## Given information
○ ○ ○ ○

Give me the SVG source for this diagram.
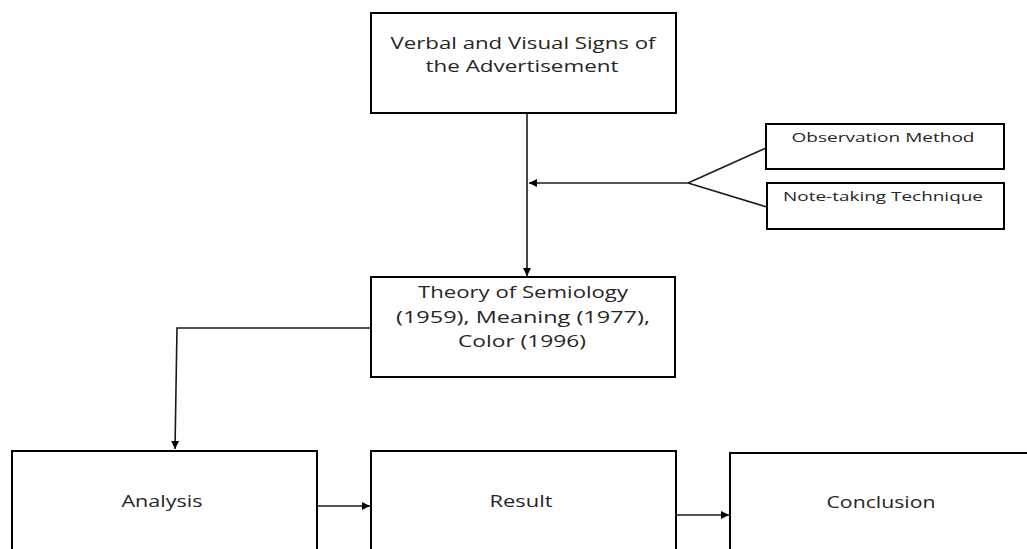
<svg xmlns="http://www.w3.org/2000/svg" width="1027" height="549" viewBox="0 0 1027 549">
<style>
.box{fill:#fff;stroke:#000;stroke-width:2}
.t{font-family:"Open Sans","Noto Sans",sans-serif;font-size:17px;fill:#262626;text-anchor:middle}
.s{font-size:13px}
.c{fill:none;stroke:#1a1a1a;stroke-width:1.6}
</style>
<defs>
<marker id="ah" markerUnits="userSpaceOnUse" markerWidth="9" markerHeight="8" refX="8" refY="4" orient="auto">
<path d="M0,0 L8,4 L0,8 Z" fill="#000"/>
</marker>
</defs>
<rect width="1027" height="549" fill="#fff"/>
<g id="connectors">
<line class="c" x1="527" y1="113" x2="527" y2="276" marker-end="url(#ah)"/>
<line class="c" x1="688" y1="183" x2="529" y2="183" marker-end="url(#ah)"/>
<line class="c" x1="688" y1="183" x2="766" y2="148"/>
<line class="c" x1="688" y1="183" x2="767" y2="207"/>
<polyline class="c" points="371,328 177,328 175,449" marker-end="url(#ah)"/>
<line class="c" x1="318" y1="506" x2="370" y2="506" marker-end="url(#ah)"/>
<line class="c" x1="677" y1="515" x2="729" y2="515" marker-end="url(#ah)"/>
</g>
<g id="node-signs">
<rect class="box" x="371" y="13" width="305" height="100"/>
<text class="t" x="523" y="49" textLength="265" lengthAdjust="spacingAndGlyphs">Verbal and Visual Signs of</text>
<text class="t" x="522" y="72" textLength="193" lengthAdjust="spacingAndGlyphs">the Advertisement</text>
</g>
<g id="node-observation">
<rect class="box" x="766" y="124" width="238" height="45"/>
<text class="t s" x="883" y="142" textLength="183" lengthAdjust="spacingAndGlyphs">Observation Method</text>
</g>
<g id="node-notetaking">
<rect class="box" x="767" y="183" width="237" height="46"/>
<text class="t s" x="883" y="201" textLength="200" lengthAdjust="spacingAndGlyphs">Note-taking Technique</text>
</g>
<g id="node-theory">
<rect class="box" x="371" y="277" width="304" height="100"/>
<text class="t" x="523" y="298" textLength="210" lengthAdjust="spacingAndGlyphs">Theory of Semiology</text>
<text class="t" x="523" y="323" textLength="254" lengthAdjust="spacingAndGlyphs">(1959), Meaning (1977),</text>
<text class="t" x="522" y="347" textLength="128" lengthAdjust="spacingAndGlyphs">Color (1996)</text>
</g>
<g id="node-analysis">
<rect class="box" x="12" y="451" width="305" height="120"/>
<text class="t" x="162" y="507" textLength="81" lengthAdjust="spacingAndGlyphs">Analysis</text>
</g>
<g id="node-result">
<rect class="box" x="371" y="451" width="305" height="120"/>
<text class="t" x="521" y="507" textLength="63" lengthAdjust="spacingAndGlyphs">Result</text>
</g>
<g id="node-conclusion">
<rect class="box" x="730" y="453" width="320" height="120"/>
<text class="t" x="881" y="508" textLength="109" lengthAdjust="spacingAndGlyphs">Conclusion</text>
</g>
</svg>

○ ○ ○ ○

## Given task
Copy the material shown above in full and exactly. Skip the pictures.

## Correct result
Give me the SVG source for this diagram.
<svg xmlns="http://www.w3.org/2000/svg" width="1027" height="549" viewBox="0 0 1027 549">
<style>
.box{fill:#fff;stroke:#000;stroke-width:2}
.t{font-family:"Open Sans","Noto Sans",sans-serif;font-size:17px;fill:#262626;text-anchor:middle}
.s{font-size:13px}
.c{fill:none;stroke:#1a1a1a;stroke-width:1.6}
</style>
<defs>
<marker id="ah" markerUnits="userSpaceOnUse" markerWidth="9" markerHeight="8" refX="8" refY="4" orient="auto">
<path d="M0,0 L8,4 L0,8 Z" fill="#000"/>
</marker>
</defs>
<rect width="1027" height="549" fill="#fff"/>
<g id="connectors">
<line class="c" x1="527" y1="113" x2="527" y2="276" marker-end="url(#ah)"/>
<line class="c" x1="688" y1="183" x2="529" y2="183" marker-end="url(#ah)"/>
<line class="c" x1="688" y1="183" x2="766" y2="148"/>
<line class="c" x1="688" y1="183" x2="767" y2="207"/>
<polyline class="c" points="371,328 177,328 175,449" marker-end="url(#ah)"/>
<line class="c" x1="318" y1="506" x2="370" y2="506" marker-end="url(#ah)"/>
<line class="c" x1="677" y1="515" x2="729" y2="515" marker-end="url(#ah)"/>
</g>
<g id="node-signs">
<rect class="box" x="371" y="13" width="305" height="100"/>
<text class="t" x="523" y="49" textLength="265" lengthAdjust="spacingAndGlyphs">Verbal and Visual Signs of</text>
<text class="t" x="522" y="72" textLength="193" lengthAdjust="spacingAndGlyphs">the Advertisement</text>
</g>
<g id="node-observation">
<rect class="box" x="766" y="124" width="238" height="45"/>
<text class="t s" x="883" y="142" textLength="183" lengthAdjust="spacingAndGlyphs">Observation Method</text>
</g>
<g id="node-notetaking">
<rect class="box" x="767" y="183" width="237" height="46"/>
<text class="t s" x="883" y="201" textLength="200" lengthAdjust="spacingAndGlyphs">Note-taking Technique</text>
</g>
<g id="node-theory">
<rect class="box" x="371" y="277" width="304" height="100"/>
<text class="t" x="523" y="298" textLength="210" lengthAdjust="spacingAndGlyphs">Theory of Semiology</text>
<text class="t" x="523" y="323" textLength="254" lengthAdjust="spacingAndGlyphs">(1959), Meaning (1977),</text>
<text class="t" x="522" y="347" textLength="128" lengthAdjust="spacingAndGlyphs">Color (1996)</text>
</g>
<g id="node-analysis">
<rect class="box" x="12" y="451" width="305" height="120"/>
<text class="t" x="162" y="507" textLength="81" lengthAdjust="spacingAndGlyphs">Analysis</text>
</g>
<g id="node-result">
<rect class="box" x="371" y="451" width="305" height="120"/>
<text class="t" x="521" y="507" textLength="63" lengthAdjust="spacingAndGlyphs">Result</text>
</g>
<g id="node-conclusion">
<rect class="box" x="730" y="453" width="320" height="120"/>
<text class="t" x="881" y="508" textLength="109" lengthAdjust="spacingAndGlyphs">Conclusion</text>
</g>
</svg>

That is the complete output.